We try to be economical with new launches as we have so many funds. The two main launches are our Ucits authorised US Opportunistic Long-Short Equity Fund, which is long/short as in the hedge fund definition of the word, and our Diversified Alternative Strategies Fund.

The long short fund is not the first, but we have high expectations for the fund. It has been in existence in the US for about a year and it is doing really well. It has been road tested there, and this would be managed in exactly the same way. We have a very strong manager, Rick Singer, who is a high-conviction stockpicker but he also utilises the very broad resource capability we have.

The other new fund – our Diversified Alternative Strategies Fund, also Ucits authorised – is a fund of hedge fund strategies, not of hedge funds.

We put together a portfolio of what we call sleeves, with the result that we have complete transparency and control over those underlying portfolios. Some people call it a fund of managed accounts, which is what it is. We have complete visibility on positions, which improves the way in which we can, for example, risk manage the product overall.

Where does JP Morgan sit in the rankings of Sicav providers?

We have had a presence in Ucits-approved Luxembourg-domiciled Sicavs since 1988. Global assets under management in Sicavs is $134bn, including those sold in Latin America and Asia. Counting only Sicavs sold in Europe, assets under management are closer to $68bn and we rank as the second largest provider industry-wide, as of September 2015.

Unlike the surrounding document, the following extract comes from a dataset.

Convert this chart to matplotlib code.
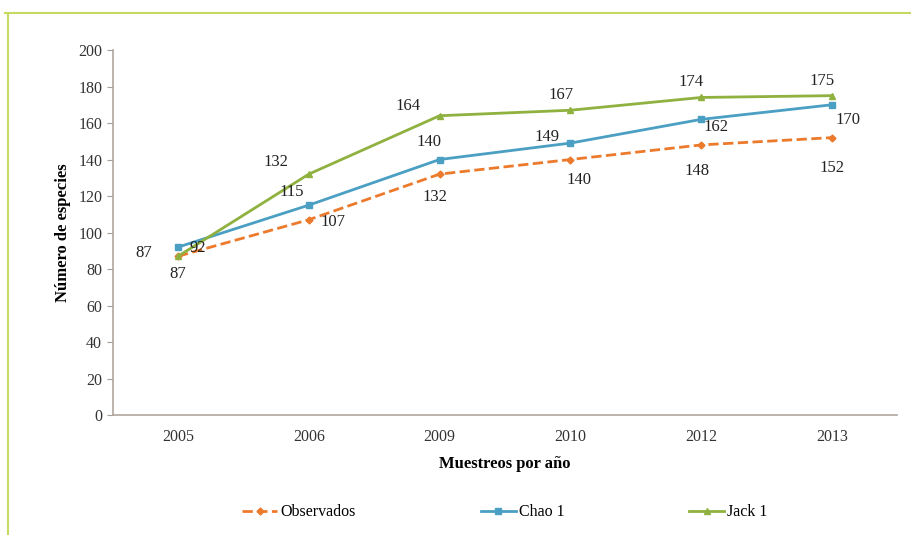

Long-term net inflows into Luxembourg Sicavs (excluding money market funds) for the 12 months to 30 June 2015 was $9.7bn. We want to keep growing our business. We do not have any objectives of absolute growth, but we want to preserve our market share.

At the same time we want to be the best. We do not want to be the biggest. As long as we can provide quality service to our clients, that is more important to us rather than growth for growth’s sake.

We hope that the fund industry will keep growing because if it grows, we will grow. For that, we need a level playing field. We are not asking for advantages for mutual funds but at least to avoid any disadvantages, which sometimes still do exist.

We are asking for a stable regulatory framework. So tell us what we have to do and we will do it, but then let us not keep changing the rules all the time, and we can preserve the openness and scalability of the Ucits market against any threat of Balkanisation. We cannot afford to go back to 27 European markets.